■ Stated problem ■
Skipping all pictures, set down the lines of the listing from the first through the one with "(phase) at (25,1063)".

■ Material ■
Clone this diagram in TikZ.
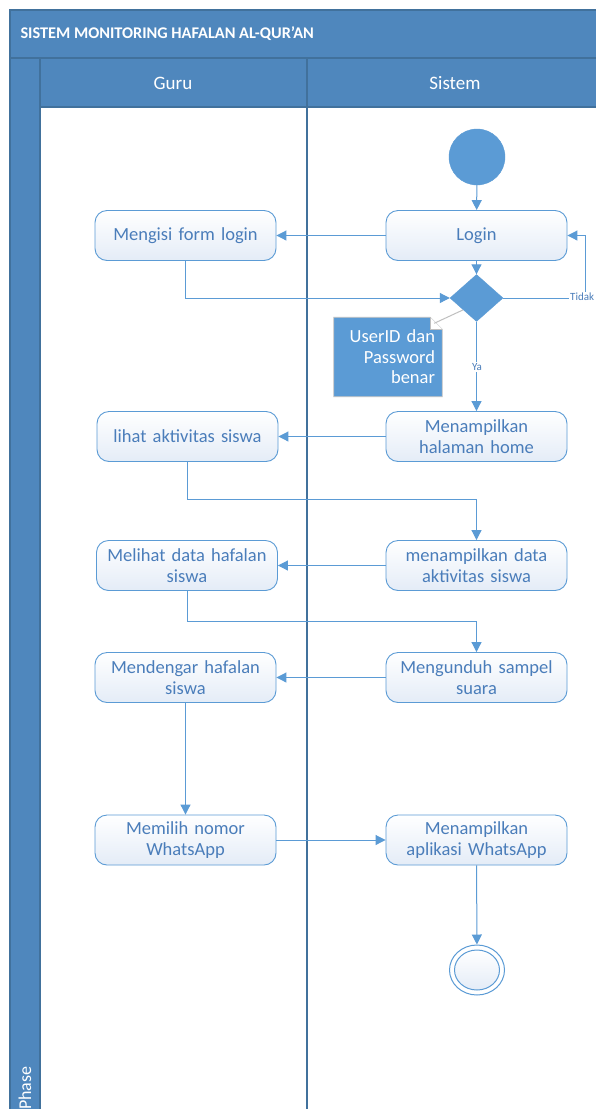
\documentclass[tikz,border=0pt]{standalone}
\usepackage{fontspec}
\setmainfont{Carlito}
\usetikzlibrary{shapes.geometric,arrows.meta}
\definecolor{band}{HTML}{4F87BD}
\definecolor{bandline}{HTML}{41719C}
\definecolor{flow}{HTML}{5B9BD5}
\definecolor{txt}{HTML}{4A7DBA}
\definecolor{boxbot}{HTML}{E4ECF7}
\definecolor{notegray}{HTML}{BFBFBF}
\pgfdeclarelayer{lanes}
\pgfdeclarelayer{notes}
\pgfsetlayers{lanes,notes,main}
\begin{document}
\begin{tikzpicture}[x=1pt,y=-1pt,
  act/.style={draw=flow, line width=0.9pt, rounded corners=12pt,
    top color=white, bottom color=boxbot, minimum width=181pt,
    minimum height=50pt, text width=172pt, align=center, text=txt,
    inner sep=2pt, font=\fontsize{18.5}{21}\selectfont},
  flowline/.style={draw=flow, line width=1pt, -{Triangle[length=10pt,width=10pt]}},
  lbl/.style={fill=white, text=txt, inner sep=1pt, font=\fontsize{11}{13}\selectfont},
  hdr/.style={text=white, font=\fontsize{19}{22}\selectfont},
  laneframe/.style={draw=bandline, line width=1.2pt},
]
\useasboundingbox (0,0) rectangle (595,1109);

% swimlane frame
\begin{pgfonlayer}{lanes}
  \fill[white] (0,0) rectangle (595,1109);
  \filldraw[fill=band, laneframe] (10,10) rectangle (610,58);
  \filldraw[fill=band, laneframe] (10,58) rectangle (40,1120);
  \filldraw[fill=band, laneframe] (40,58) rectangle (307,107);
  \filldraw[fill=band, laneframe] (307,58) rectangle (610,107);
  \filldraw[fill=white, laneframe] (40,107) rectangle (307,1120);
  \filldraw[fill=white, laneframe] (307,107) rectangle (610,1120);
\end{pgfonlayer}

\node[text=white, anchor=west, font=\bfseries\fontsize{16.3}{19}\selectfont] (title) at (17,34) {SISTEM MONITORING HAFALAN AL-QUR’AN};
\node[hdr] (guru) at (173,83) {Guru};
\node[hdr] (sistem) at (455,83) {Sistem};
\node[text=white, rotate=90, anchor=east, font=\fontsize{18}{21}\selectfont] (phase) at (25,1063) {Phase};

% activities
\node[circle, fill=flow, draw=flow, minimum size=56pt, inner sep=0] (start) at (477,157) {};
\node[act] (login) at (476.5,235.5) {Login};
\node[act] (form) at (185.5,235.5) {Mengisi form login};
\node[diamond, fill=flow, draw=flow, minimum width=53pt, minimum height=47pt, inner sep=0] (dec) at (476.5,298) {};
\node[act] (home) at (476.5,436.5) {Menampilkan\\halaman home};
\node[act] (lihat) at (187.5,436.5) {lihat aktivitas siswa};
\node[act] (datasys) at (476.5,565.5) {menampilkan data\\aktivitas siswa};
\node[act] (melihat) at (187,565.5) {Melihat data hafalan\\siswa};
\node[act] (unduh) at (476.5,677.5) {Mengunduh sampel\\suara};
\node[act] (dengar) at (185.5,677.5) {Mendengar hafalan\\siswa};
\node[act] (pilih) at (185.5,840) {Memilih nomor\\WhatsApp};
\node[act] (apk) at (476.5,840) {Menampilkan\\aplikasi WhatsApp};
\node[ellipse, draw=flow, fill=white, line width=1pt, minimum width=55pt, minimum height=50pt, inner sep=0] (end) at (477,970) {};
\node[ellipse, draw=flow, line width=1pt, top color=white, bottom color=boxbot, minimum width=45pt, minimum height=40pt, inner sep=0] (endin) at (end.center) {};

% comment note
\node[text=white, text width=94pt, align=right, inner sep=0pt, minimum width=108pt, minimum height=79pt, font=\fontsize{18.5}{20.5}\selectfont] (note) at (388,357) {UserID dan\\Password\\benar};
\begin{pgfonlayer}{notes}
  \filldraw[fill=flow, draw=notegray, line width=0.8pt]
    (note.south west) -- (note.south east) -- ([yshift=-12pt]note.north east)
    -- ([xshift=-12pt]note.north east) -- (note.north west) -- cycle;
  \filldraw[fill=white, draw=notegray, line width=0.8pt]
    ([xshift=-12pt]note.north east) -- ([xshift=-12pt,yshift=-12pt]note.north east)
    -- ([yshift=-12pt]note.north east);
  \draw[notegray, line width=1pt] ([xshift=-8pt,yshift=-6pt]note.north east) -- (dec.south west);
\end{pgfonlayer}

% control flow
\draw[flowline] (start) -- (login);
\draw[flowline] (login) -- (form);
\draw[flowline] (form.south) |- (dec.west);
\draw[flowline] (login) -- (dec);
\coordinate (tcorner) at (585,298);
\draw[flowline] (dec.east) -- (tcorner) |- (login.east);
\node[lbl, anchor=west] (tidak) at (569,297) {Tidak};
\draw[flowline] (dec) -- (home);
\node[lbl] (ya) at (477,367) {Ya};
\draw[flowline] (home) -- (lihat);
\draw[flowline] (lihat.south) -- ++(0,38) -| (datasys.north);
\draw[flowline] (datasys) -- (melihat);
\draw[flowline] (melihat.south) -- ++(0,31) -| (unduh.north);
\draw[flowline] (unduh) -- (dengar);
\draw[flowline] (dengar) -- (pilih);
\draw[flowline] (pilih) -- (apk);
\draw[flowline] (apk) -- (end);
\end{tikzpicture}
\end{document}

■ The completed task ■
Clone this diagram in TikZ.
\documentclass[tikz,border=0pt]{standalone}
\usepackage{fontspec}
\setmainfont{Carlito}
\usetikzlibrary{shapes.geometric,arrows.meta}
\definecolor{band}{HTML}{4F87BD}
\definecolor{bandline}{HTML}{41719C}
\definecolor{flow}{HTML}{5B9BD5}
\definecolor{txt}{HTML}{4A7DBA}
\definecolor{boxbot}{HTML}{E4ECF7}
\definecolor{notegray}{HTML}{BFBFBF}
\pgfdeclarelayer{lanes}
\pgfdeclarelayer{notes}
\pgfsetlayers{lanes,notes,main}
\begin{document}
\begin{tikzpicture}[x=1pt,y=-1pt,
  act/.style={draw=flow, line width=0.9pt, rounded corners=12pt,
    top color=white, bottom color=boxbot, minimum width=181pt,
    minimum height=50pt, text width=172pt, align=center, text=txt,
    inner sep=2pt, font=\fontsize{18.5}{21}\selectfont},
  flowline/.style={draw=flow, line width=1pt, -{Triangle[length=10pt,width=10pt]}},
  lbl/.style={fill=white, text=txt, inner sep=1pt, font=\fontsize{11}{13}\selectfont},
  hdr/.style={text=white, font=\fontsize{19}{22}\selectfont},
  laneframe/.style={draw=bandline, line width=1.2pt},
]
\useasboundingbox (0,0) rectangle (595,1109);

% swimlane frame
\begin{pgfonlayer}{lanes}
  \fill[white] (0,0) rectangle (595,1109);
  \filldraw[fill=band, laneframe] (10,10) rectangle (610,58);
  \filldraw[fill=band, laneframe] (10,58) rectangle (40,1120);
  \filldraw[fill=band, laneframe] (40,58) rectangle (307,107);
  \filldraw[fill=band, laneframe] (307,58) rectangle (610,107);
  \filldraw[fill=white, laneframe] (40,107) rectangle (307,1120);
  \filldraw[fill=white, laneframe] (307,107) rectangle (610,1120);
\end{pgfonlayer}

\node[text=white, anchor=west, font=\bfseries\fontsize{16.3}{19}\selectfont] (title) at (17,34) {SISTEM MONITORING HAFALAN AL-QUR’AN};
\node[hdr] (guru) at (173,83) {Guru};
\node[hdr] (sistem) at (455,83) {Sistem};
\node[text=white, rotate=90, anchor=east, font=\fontsize{18}{21}\selectfont] (phase) at (25,1063) {Phase};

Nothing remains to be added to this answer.